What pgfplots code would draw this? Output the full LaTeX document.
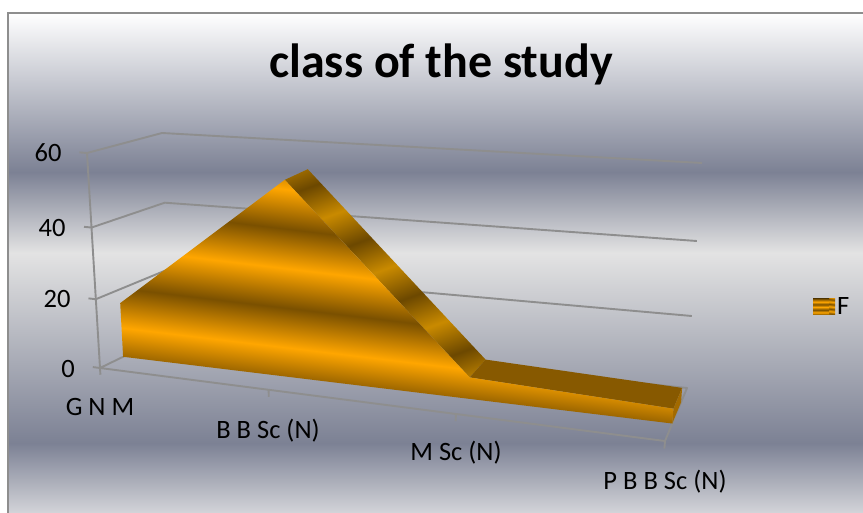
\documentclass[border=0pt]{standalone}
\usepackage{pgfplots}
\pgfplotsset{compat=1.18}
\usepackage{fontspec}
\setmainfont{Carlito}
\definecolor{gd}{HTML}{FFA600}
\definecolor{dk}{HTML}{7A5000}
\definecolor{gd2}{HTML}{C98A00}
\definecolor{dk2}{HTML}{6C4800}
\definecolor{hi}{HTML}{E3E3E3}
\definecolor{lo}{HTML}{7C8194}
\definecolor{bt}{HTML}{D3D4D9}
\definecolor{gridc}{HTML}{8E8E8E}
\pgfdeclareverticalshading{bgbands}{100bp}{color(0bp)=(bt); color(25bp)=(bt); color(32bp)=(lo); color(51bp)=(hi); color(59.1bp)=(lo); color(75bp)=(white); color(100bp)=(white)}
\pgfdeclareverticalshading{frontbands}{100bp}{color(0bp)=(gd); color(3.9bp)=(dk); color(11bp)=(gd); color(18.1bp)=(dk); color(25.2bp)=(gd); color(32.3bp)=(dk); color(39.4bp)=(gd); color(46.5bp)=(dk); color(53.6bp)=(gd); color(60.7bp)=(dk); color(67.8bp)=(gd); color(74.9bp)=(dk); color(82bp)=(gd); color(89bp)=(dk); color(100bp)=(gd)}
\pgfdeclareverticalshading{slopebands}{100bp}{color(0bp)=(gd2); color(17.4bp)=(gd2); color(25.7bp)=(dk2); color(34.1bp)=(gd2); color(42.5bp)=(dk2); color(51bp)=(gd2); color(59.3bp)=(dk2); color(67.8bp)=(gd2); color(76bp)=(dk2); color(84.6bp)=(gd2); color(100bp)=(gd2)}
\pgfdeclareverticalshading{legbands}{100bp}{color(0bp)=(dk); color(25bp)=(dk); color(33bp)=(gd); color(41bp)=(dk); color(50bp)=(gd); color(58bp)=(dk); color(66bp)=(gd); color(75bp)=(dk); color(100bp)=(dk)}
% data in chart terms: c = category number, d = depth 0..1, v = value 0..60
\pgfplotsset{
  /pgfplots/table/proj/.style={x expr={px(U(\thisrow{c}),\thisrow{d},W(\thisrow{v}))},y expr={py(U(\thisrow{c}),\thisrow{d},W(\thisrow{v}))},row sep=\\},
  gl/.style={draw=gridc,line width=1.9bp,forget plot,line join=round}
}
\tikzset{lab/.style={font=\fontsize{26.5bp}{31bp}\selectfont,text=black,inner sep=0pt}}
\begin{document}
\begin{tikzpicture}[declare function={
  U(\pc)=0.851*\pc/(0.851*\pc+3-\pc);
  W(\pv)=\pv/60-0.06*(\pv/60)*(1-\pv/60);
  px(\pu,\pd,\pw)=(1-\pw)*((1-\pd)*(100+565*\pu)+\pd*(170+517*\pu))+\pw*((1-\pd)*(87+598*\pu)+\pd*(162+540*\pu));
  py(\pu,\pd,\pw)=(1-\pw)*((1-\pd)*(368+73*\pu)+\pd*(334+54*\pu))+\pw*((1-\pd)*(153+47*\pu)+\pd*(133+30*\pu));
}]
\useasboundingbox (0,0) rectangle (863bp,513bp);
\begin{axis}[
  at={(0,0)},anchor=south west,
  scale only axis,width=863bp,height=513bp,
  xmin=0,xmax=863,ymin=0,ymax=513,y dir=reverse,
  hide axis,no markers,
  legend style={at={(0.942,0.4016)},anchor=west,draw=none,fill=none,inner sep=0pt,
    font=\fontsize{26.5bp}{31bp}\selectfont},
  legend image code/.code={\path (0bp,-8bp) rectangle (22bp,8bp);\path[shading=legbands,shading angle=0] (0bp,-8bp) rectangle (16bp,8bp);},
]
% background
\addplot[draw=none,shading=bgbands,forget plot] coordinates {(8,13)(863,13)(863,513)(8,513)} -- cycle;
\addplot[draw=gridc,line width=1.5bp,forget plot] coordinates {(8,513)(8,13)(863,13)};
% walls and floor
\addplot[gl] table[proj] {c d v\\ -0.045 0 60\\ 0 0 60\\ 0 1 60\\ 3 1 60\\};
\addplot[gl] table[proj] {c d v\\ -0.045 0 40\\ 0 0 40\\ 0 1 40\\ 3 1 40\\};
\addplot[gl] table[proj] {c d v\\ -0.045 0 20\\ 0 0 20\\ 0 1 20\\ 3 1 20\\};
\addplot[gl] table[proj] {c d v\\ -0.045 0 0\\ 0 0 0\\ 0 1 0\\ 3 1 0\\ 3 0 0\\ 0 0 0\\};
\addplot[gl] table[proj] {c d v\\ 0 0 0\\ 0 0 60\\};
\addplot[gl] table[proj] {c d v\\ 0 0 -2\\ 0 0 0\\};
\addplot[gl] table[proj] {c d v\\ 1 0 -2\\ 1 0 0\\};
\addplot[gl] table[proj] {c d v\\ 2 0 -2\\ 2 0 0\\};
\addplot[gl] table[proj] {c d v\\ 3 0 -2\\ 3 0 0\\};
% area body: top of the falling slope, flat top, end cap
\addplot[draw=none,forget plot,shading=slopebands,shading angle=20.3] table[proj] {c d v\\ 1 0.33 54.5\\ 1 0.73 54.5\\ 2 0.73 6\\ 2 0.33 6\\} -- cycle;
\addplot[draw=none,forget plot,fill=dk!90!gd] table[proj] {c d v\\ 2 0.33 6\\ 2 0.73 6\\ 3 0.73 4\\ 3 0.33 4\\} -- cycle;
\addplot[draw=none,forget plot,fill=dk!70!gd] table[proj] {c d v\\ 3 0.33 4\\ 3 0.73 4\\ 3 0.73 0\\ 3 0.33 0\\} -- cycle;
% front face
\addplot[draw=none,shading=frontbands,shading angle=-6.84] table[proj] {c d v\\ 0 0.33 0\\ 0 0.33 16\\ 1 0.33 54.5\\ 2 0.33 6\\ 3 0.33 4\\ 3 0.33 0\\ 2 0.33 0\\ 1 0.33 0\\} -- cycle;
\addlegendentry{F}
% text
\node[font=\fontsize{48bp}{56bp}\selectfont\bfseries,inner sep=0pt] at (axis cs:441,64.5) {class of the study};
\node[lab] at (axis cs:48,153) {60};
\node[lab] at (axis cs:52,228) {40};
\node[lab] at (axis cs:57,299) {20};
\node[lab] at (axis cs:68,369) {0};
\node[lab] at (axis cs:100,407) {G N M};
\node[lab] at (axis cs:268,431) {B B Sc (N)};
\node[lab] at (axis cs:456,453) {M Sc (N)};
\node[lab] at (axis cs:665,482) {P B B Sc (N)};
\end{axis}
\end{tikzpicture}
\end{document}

• • • • •

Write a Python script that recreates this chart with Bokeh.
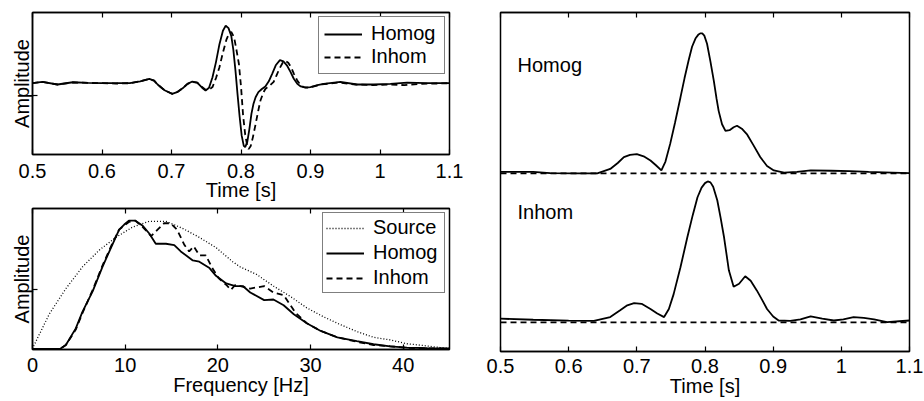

• • • • •

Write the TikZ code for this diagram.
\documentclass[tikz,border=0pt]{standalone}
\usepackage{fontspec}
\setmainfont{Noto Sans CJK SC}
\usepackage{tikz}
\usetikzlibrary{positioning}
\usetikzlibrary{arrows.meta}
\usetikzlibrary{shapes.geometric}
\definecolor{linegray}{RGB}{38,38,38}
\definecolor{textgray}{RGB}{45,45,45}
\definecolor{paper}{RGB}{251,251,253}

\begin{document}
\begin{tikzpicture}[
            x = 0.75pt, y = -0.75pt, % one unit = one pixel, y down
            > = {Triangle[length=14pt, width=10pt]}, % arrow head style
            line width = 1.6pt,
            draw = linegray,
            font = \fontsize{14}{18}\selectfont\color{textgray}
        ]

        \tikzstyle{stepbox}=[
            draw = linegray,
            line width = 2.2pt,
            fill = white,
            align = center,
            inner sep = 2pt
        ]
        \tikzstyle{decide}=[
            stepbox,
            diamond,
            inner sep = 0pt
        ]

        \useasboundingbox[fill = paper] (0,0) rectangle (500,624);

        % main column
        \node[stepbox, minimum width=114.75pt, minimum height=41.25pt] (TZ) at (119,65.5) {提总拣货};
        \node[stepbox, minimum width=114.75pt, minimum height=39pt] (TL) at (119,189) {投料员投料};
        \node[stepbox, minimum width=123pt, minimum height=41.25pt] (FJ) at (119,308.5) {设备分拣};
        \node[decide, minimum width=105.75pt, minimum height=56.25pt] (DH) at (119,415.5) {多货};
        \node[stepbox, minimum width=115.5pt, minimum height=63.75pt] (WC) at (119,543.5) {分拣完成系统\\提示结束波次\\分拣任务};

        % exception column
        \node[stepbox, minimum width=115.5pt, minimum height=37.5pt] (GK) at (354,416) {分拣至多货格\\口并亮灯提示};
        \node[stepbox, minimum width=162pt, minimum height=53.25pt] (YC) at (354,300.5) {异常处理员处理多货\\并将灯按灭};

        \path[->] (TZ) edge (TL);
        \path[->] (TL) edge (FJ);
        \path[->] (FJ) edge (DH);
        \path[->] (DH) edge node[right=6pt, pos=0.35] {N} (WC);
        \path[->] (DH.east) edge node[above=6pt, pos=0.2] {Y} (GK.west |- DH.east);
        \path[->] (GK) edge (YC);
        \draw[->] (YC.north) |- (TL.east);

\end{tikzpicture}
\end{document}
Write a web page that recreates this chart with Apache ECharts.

• • • • •

Copy out the lines that hold "Write".

Write a Python script that recreates this chart with Bokeh.
Write the TikZ code for this diagram.
Write a web page that recreates this chart with Apache ECharts.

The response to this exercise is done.